SCoRD: Subject-Conditional Relation Detection with Text-Augmented Data
Ziyan Yang, Kushal Kafle, Zhe Lin, Scott Cohen, Zhihong Ding, Vicente Ordonez
TL;DR
This work introduces SCoRD, a subject-conditioned relation-detection task that enumerates all relevant relation–object pairs and their locations given a subject in an image. The authors propose SCoRDNet, a transformer-based auto-regressive model that decodes relation–object sequences and corresponding bounding boxes, using a two-step decoding process to maintain diversity while ensuring grounding. A new Open Images-based benchmark, OIv6-SCoRD, employs distribution-shifted train/test splits to stress generalization beyond dataset priors, and leverages ungrounded text-augmented data from image-caption sources to improve performance on unseen triplets.

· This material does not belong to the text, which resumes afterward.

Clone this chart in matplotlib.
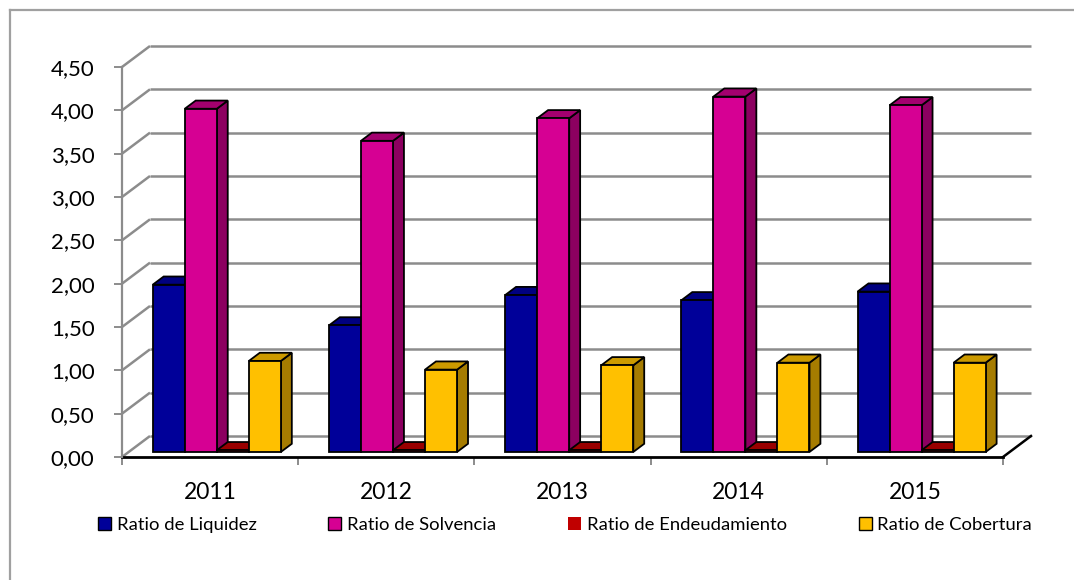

Results show substantial gains from text augmentation, including strong performance on unseen or underrepresented pairs, and demonstrate competitive grounding relative to established scene-graph methods, highlighting the value of integrating image-text data for open-vocabulary relation grounding.
Abstract
We propose Subject-Conditional Relation Detection SCoRD, where conditioned on an input subject, the goal is to predict all its relations to other objects in a scene along with their locations. Based on the Open Images dataset, we propose a challenging OIv6-SCoRD benchmark such that the training and testing splits have a distribution shift in terms of the occurrence statistics of $\langle$subject, relation, object$\rangle$ triplets. To solve this problem, we propose an auto-regressive model that given a subject, it predicts its relations, objects, and object locations by casting this output as a sequence of tokens. First, we show that previous scene-graph prediction methods fail to produce as exhaustive an enumeration of relation-object pairs when conditioned on a subject on this benchmark. Particularly, we obtain a recall@3 of 83.8% for our relation-object predictions compared to the 49.75% obtained by a recent scene graph detector. Then, we show improved generalization on both relation-object and object-box predictions by leveraging during training relation-object pairs obtained automatically from textual captions and for which no object-box annotations are available. Particularly, for $\langle$subject, relation, object$\rangle$ triplets for which no object locations are available during training, we are able to obtain a recall@3 of 33.80% for relation-object pairs and 26.75% for their box locations.